Surface Code Stabilizer Measurements for Rydberg Atoms

TL;DR

This paper develops optimized gate protocols for surface code stabilizer measurements using Rydberg atoms, focusing on minimizing logical error rates caused by spontaneous emission, thereby advancing fault-tolerant quantum computing with neutral atoms.

Contribution

It introduces laser-pulse-level gate protocols that prevent error propagation, significantly reducing logical errors in surface code implementations with neutral atoms.

Findings

Protocols prevent Rydberg leakage error propagation

Logical error rates are minimized by specific gate protocols

Implementation with one or two atom species shows significant error reduction

Abstract

We consider stabilizer measurements for surface codes with neutral atoms and identify gate protocols that minimize logical error rates in the presence of a fundamental error source -- spontaneous emission from Rydberg states.

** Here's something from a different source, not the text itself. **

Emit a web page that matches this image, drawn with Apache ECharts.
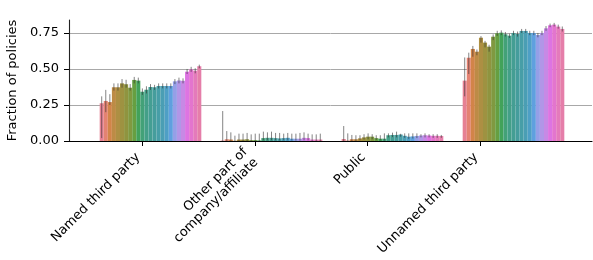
<!DOCTYPE html>
<html>
<head>
<meta charset="utf-8">
<script src="https://cdn.jsdelivr.net/npm/echarts@6/dist/echarts.min.js"></script>
<style>
  html, body { margin: 0; padding: 0; background: #fff; }
  #chart { width: 593px; height: 260px; }
</style>
</head>
<body>
<div id="chart"></div>
<script>
// categories and tick labels
var categories = ['Named third party', 'Other part of\ncompany/affiliate', 'Public', 'Unnamed third party'];
var yTicks = [0, 0.25, 0.5, 0.75];

// one value per hue level (25 levels), per category
var named     = [0.262, 0.278, 0.27, 0.373, 0.373, 0.40, 0.394, 0.37, 0.424, 0.419, 0.342, 0.356, 0.375, 0.373, 0.382, 0.382, 0.382, 0.382, 0.414, 0.42, 0.418, 0.481, 0.498, 0.488, 0.519];
var namedLo   = [0.02, 0.20, 0.25, 0.35, 0.35, 0.37, 0.37, 0.35, 0.40, 0.40, 0.32, 0.33, 0.355, 0.355, 0.365, 0.365, 0.365, 0.365, 0.395, 0.40, 0.40, 0.465, 0.48, 0.47, 0.505];
var namedHi   = [0.31, 0.355, 0.325, 0.40, 0.40, 0.43, 0.425, 0.395, 0.445, 0.44, 0.365, 0.38, 0.395, 0.39, 0.40, 0.40, 0.40, 0.40, 0.43, 0.44, 0.435, 0.50, 0.515, 0.505, 0.53];

var other     = [0.003, 0.012, 0.01, 0.002, 0.01, 0.01, 0.012, 0.006, 0.006, 0.004, 0.02, 0.022, 0.022, 0.02, 0.018, 0.02, 0.022, 0.016, 0.016, 0.016, 0.022, 0.02, 0.01, 0.01, 0.01];
var otherLo   = [0, 0, 0, 0, 0, 0, 0, 0, 0, 0, 0.005, 0.005, 0.005, 0.005, 0.004, 0.005, 0.005, 0.003, 0.003, 0.003, 0.005, 0.005, 0, 0, 0];
var otherHi   = [0.208, 0.069, 0.06, 0.037, 0.051, 0.051, 0.056, 0.046, 0.051, 0.051, 0.065, 0.06, 0.065, 0.056, 0.056, 0.051, 0.056, 0.051, 0.051, 0.056, 0.06, 0.051, 0.046, 0.046, 0.051];

var pub       = [0.014, 0.003, 0.012, 0.012, 0.018, 0.025, 0.03, 0.03, 0.02, 0.016, 0.016, 0.04, 0.042, 0.042, 0.045, 0.036, 0.03, 0.032, 0.035, 0.038, 0.04, 0.038, 0.036, 0.036, 0.035];
var pubLo     = [0, 0, 0, 0, 0.005, 0.01, 0.012, 0.012, 0.006, 0.004, 0.003, 0.025, 0.027, 0.025, 0.03, 0.022, 0.015, 0.017, 0.02, 0.025, 0.025, 0.025, 0.022, 0.022, 0.022];
var pubHi     = [0.104, 0.053, 0.042, 0.04, 0.04, 0.047, 0.053, 0.047, 0.04, 0.04, 0.053, 0.053, 0.058, 0.065, 0.05, 0.053, 0.053, 0.053, 0.053, 0.047, 0.053, 0.047, 0.047, 0.047, 0.042];

var unnamed   = [0.419, 0.578, 0.639, 0.62, 0.717, 0.683, 0.655, 0.724, 0.748, 0.752, 0.741, 0.731, 0.75, 0.743, 0.764, 0.764, 0.75, 0.75, 0.736, 0.75, 0.782, 0.803, 0.808, 0.794, 0.778];
var unnamedLo = [0.31, 0.465, 0.585, 0.595, 0.683, 0.65, 0.62, 0.70, 0.73, 0.735, 0.725, 0.715, 0.735, 0.725, 0.75, 0.75, 0.735, 0.735, 0.72, 0.735, 0.765, 0.79, 0.795, 0.78, 0.76];
var unnamedHi = [0.58, 0.613, 0.66, 0.635, 0.728, 0.695, 0.668, 0.74, 0.765, 0.768, 0.757, 0.745, 0.765, 0.76, 0.778, 0.778, 0.765, 0.765, 0.75, 0.765, 0.798, 0.815, 0.82, 0.808, 0.795];

var values = [named, other, pub, unnamed];
var lows = [namedLo, otherLo, pubLo, unnamedLo];
var highs = [namedHi, otherHi, pubHi, unnamedHi];
var nHue = named.length;
var catGap = 0.16;

// seaborn husl palette, desaturated like barplot does (0.75)
function huslToRgb(h, s, l) {
  var M = [[3.2406, -1.5372, -0.4986], [-0.9689, 1.8758, 0.0415], [0.0557, -0.2040, 1.0570]];
  var kappa = 903.2962962, eps = 0.0088564516, refU = 0.19784, refV = 0.46834;
  var hr = h / 180 * Math.PI, sinH = Math.sin(hr), cosH = Math.cos(hr);
  var sub1 = Math.pow(l + 16, 3) / 1560896;
  var sub2 = sub1 > eps ? sub1 : l / kappa;
  var maxC = Infinity;
  M.forEach(function (m) {
    var top = (0.99915 * m[0] + 1.05122 * m[1] + 1.14460 * m[2]) * sub2;
    var rb = 0.86330 * m[2] - 0.17266 * m[1];
    var lb = 0.12949 * m[2] - 0.38848 * m[0];
    var bottom = (rb * sinH + lb * cosH) * sub2;
    [0, 1].forEach(function (t) {
      var c = l * (top - 1.05122 * t) / (bottom + 0.17266 * sinH * t);
      if (c > 0 && c < maxC) maxC = c;
    });
  });
  var C = maxC / 100 * s;
  var U = C * cosH, V = C * sinH;
  var t = (l + 16) / 116;
  var Y = t * t * t > eps ? t * t * t : (116 * t - 16) / kappa;
  var vu = U / (13 * l) + refU, vv = V / (13 * l) + refV;
  var X = -(9 * Y * vu) / ((vu - 4) * vv - vu * vv);
  var Z = (9 * Y - 15 * vv * Y - vv * X) / (3 * vv);
  return M.map(function (m) {
    var c = m[0] * X + m[1] * Y + m[2] * Z;
    c = c <= 0.0031308 ? 12.92 * c : 1.055 * Math.pow(c, 1 / 2.4) - 0.055;
    return Math.min(1, Math.max(0, c));
  });
}
function desaturate(rgb, prop) {
  var r = rgb[0], g = rgb[1], b = rgb[2];
  var mx = Math.max(r, g, b), mn = Math.min(r, g, b);
  var l = (mx + mn) / 2, h = 0, s = 0;
  if (mx !== mn) {
    var d = mx - mn;
    s = l <= 0.5 ? d / (mx + mn) : d / (2 - mx - mn);
    if (mx === r) h = (g - b) / d;
    else if (mx === g) h = 2 + (b - r) / d;
    else h = 4 + (r - g) / d;
    h = ((h / 6) % 1 + 1) % 1;
  }
  s *= prop;
  function v(m1, m2, hue) {
    hue = ((hue % 1) + 1) % 1;
    if (hue < 1 / 6) return m1 + (m2 - m1) * hue * 6;
    if (hue < 0.5) return m2;
    if (hue < 2 / 3) return m1 + (m2 - m1) * (2 / 3 - hue) * 6;
    return m1;
  }
  var m2 = l <= 0.5 ? l * (1 + s) : l + s - l * s;
  var m1 = 2 * l - m2;
  return [v(m1, m2, h + 1 / 3), v(m1, m2, h), v(m1, m2, h - 1 / 3)];
}
function toHex(rgb) {
  return '#' + rgb.map(function (c) {
    var n = Math.round(c * 255);
    return (n < 16 ? '0' : '') + n.toString(16);
  }).join('');
}
var palette = [];
for (var i = 0; i < nHue; i++) {
  var h = ((i / nHue) + 0.01) % 1;
  palette.push(toHex(desaturate(huslToRgb(h * 359, 0.9 * 99, 0.65 * 99), 0.75)));
}

var font = 'DejaVu Sans';
var series = [];
for (var k = 0; k < nHue; k++) {
  series.push({
    type: 'bar',
    xAxisIndex: 2,
    yAxisIndex: 2,
    barGap: '0%',
    barCategoryGap: (catGap * 100) + '%',
    itemStyle: { color: palette[k] },
    silent: true,
    data: values.map(function (v) { return v[k]; })
  });
}

var errData = [];
for (var c = 0; c < categories.length; c++) {
  for (var k2 = 0; k2 < nHue; k2++) {
    errData.push([c, k2, lows[c][k2], highs[c][k2]]);
  }
}
series.push({
  type: 'custom',
  xAxisIndex: 2,
  yAxisIndex: 2,
  z: 5,
  silent: true,
  encode: { x: 0, y: [2, 3] },
  data: errData,
  renderItem: function (params, api) {
    var band = api.size([1, 0])[0];
    var bw = band * (1 - catGap) / nHue;
    var dx = (api.value(1) - (nHue - 1) / 2) * bw;
    var p1 = api.coord([api.value(0), api.value(2)]);
    var p2 = api.coord([api.value(0), api.value(3)]);
    return {
      type: 'line',
      shape: { x1: p1[0] + dx, y1: p1[1], x2: p2[0] + dx, y2: p2[1] },
      style: { stroke: 'rgba(50,50,50,0.6)', lineWidth: 1 }
    };
  }
});

var chart = echarts.init(document.getElementById('chart'), null, { renderer: 'canvas' });
chart.setOption({
  animation: false,
  backgroundColor: '#fff',
  textStyle: { fontFamily: font },
  grid: [
    { left: 69, right: 1, top: 20, bottom: 119, outerBoundsMode: 'none' },     // spines and labels
    { left: 69, right: 1, top: -17.4, bottom: 119, outerBoundsMode: 'none' },  // grid lines
    { left: 90, right: 19, top: 20, bottom: 119, outerBoundsMode: 'none' }     // bars
  ],
  xAxis: [
    {
      gridIndex: 0, type: 'value', min: -0.65, max: 3.99,
      axisLine: { onZero: false, lineStyle: { color: '#000', width: 1.1 } },
      axisTick: { show: true, length: 5, customValues: [0, 1, 2, 3], lineStyle: { color: '#000' } },
      axisLabel: {
        customValues: [0, 1, 2, 3],
        rotate: 45, margin: 10, padding: [0, 6, 0, 0],
        fontSize: 13, color: '#000', fontFamily: font, lineHeight: 15,
        formatter: function (v) { return categories[Math.round(v)]; }
      },
      splitLine: { show: false }
    },
    {
      gridIndex: 1, type: 'value', min: 0, max: 1, show: false, splitLine: { show: false }
    },
    {
      gridIndex: 2, type: 'category', data: categories, show: false
    }
  ],
  yAxis: [
    {
      gridIndex: 0, type: 'value', min: 0, max: 0.84,
      name: 'Fraction of policies', nameLocation: 'middle', nameGap: 42,
      nameTextStyle: { fontSize: 13, color: '#000', fontFamily: font },
      axisLine: { show: true, onZero: false, lineStyle: { color: '#222', width: 1.1 } },
      axisTick: { show: true, length: 5, customValues: yTicks, lineStyle: { color: '#000' } },
      axisLabel: {
        customValues: yTicks, margin: 10, fontSize: 13, color: '#000', fontFamily: font,
        formatter: function (v) { return v.toFixed(2); }
      },
      splitLine: { show: false }
    },
    {
      gridIndex: 1, type: 'value', min: 0, max: 1.1, interval: 0.25,
      axisLine: { show: false }, axisTick: { show: false }, axisLabel: { show: false },
      splitLine: { show: true, lineStyle: { color: '#a8a8a8', width: 1 } }
    },
    {
      gridIndex: 2, type: 'value', min: 0, max: 0.84, show: false, splitLine: { show: false }
    }
  ],
  series: series
});
</script>
</body>
</html>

We demonstrate that logical error rates are minimized by protocols that prevent the propagation of Rydberg leakage errors and not by protocols that minimize the physical two-qubit error rate. We provide laser-pulse-level gate protocols to counter these errors. These protocols significantly reduce the logical error rate for implementations of surface codes involving one or two species of atoms. Our work demonstrates the importance of optimizing quantum gates for logical errors in addition to gate fidelities and opens the way to the efficient realization of surface codes with neutral atoms.